In 2018, three years after the private school closed and the abandoned mansion’s future was uncertain, a request for help in listing the house on state and federal registers received by the Mid-Atlantic Regional Center for the Humanities (MARCH) at Rutgers University–Camden became an independent study assignment for Davis, who earned a bachelor’s degree in history from Rutgers–Camden in 2014. A year later, after Davis did exhaustive research and wrote a 55-page, singlespaced report about the house as part of the application for historic designation, it was approved and officially listed on both the New Jersey Register of Historic Places and the National Register of Historic Places, which the U.S. Department of Interior describes as a registry of “resources significant in American history, architecture, archaeology, engineering, or culture.”

The Tomlinson mansion in Stratford, New Jersey

Charlene Mires, a professor of history and director of MARCH, assigned the project to Davis and oversaw her work. “Nominating a property for the state and national registers of historic places requires the highest level of scholarship, based upon extensive research and deep knowledge of architectural history,” Mires said. “This is a rare achievement for a graduate student, so we are very proud of Lucy Davis’s work to document such an important property.”

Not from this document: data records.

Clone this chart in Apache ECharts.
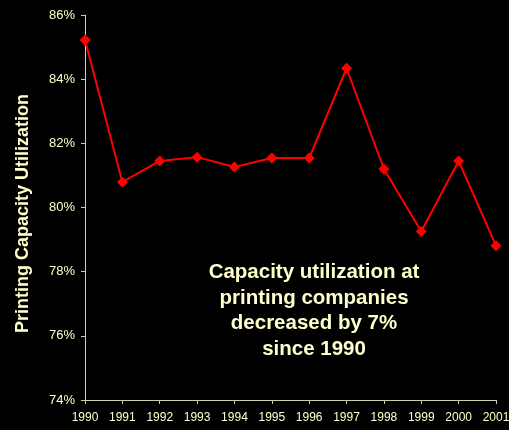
<!DOCTYPE html>
<html>
<head>
<meta charset="utf-8">
<script src="https://cdn.jsdelivr.net/npm/echarts@6/dist/echarts.min.js"></script>
<style>
  html, body { margin: 0; padding: 0; background: #000; }
  #chart { width: 509px; height: 430px; }
</style>
</head>
<body>
<div id="chart"></div>
<script>
var years = ['1990', '1991', '1992', '1993', '1994', '1995', '1996', '1997', '1998', '1999', '2000', '2001'];
var utilization = [85.22, 80.79, 81.45, 81.57, 81.26, 81.54, 81.54, 84.34, 81.2, 79.25, 81.45, 78.81];
var noteLines = ['Capacity utilization at', 'printing companies', 'decreased by 7%', 'since 1990'];

var cream = '#ffffcc';
var axisCol = '#d0d0a8';

var chart = echarts.init(document.getElementById('chart'));
var option = {
  backgroundColor: '#000',
  textStyle: { fontFamily: 'Liberation Sans, Arial, sans-serif' },
  grid: { left: 85, right: 13, top: 15, bottom: 30, outerBoundsMode: 'none' },
  graphic: [{
    type: 'text',
    x: 314,
    y: 260,
    style: {
      text: noteLines.join('\n'),
      textAlign: 'center',
      fill: cream,
      font: 'bold 20.5px Liberation Sans, Arial, sans-serif',
      lineHeight: 25.5
    }
  }],
  xAxis: {
    type: 'category',
    data: years,
    boundaryGap: false,
    axisLine: { lineStyle: { color: axisCol, width: 1 } },
    axisTick: { alignWithLabel: true, length: 4, lineStyle: { color: axisCol } },
    axisLabel: { color: cream, fontSize: 12, margin: 12, interval: 0 }
  },
  yAxis: {
    type: 'value',
    min: 74,
    max: 86,
    interval: 2,
    name: 'Printing Capacity Utilization',
    nameLocation: 'middle',
    nameGap: 53,
    nameTextStyle: { color: cream, fontSize: 18, fontWeight: 'bold', padding: [0, 0, 0, -12] },
    axisLine: { show: true, lineStyle: { color: axisCol, width: 1 } },
    axisTick: { show: true, length: 4, lineStyle: { color: axisCol } },
    axisLabel: { color: cream, fontSize: 13, margin: 10, formatter: '{value}%' },
    splitLine: { show: false }
  },
  series: [{
    type: 'line',
    data: utilization,
    symbol: 'diamond',
    symbolSize: 11,
    itemStyle: { color: '#ff0000' },
    lineStyle: { color: '#ff0000', width: 2 }
  }]
};
chart.setOption(option);
</script>
</body>
</html>
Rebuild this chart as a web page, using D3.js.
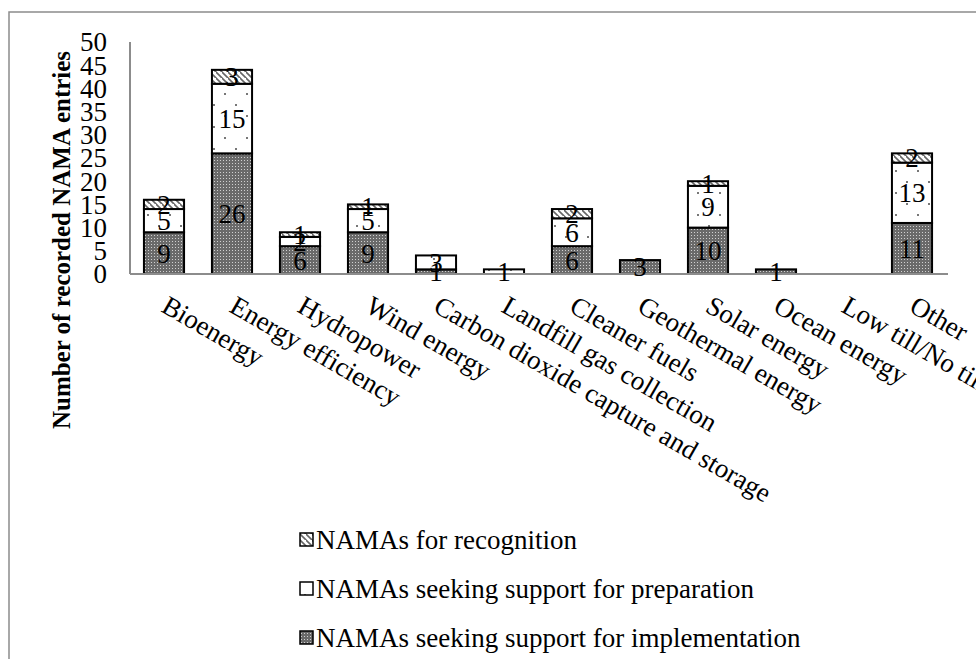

Davis was assisted by Jacob Lechner, a studio arts major with a concentration in photography, who took photographs of the house that Davis used in the application. “It was great to use my photography for something good and to help try to preserve a place,” said Lechner, a senior from Medford who will graduate after the fall semester.

Although the house now has status as a historic place, it is not fully protected from the possibility that it could be demolished. The state and national registers offer some financial benefits, such as tax credits, to the owners and the house has a “degree of review and protection” from destruction by public agencies. As of September, the vacant house was privately owned and listed for sale. John Gentless, a former mayor of Stratford and an advocate for saving the house, fears that a developer will not save it. “That would be a shame,” said Gentless, a podiatrist who is a 1979 graduate of Rutgers–Camden. “It is one of Stratford’s oldest buildings.”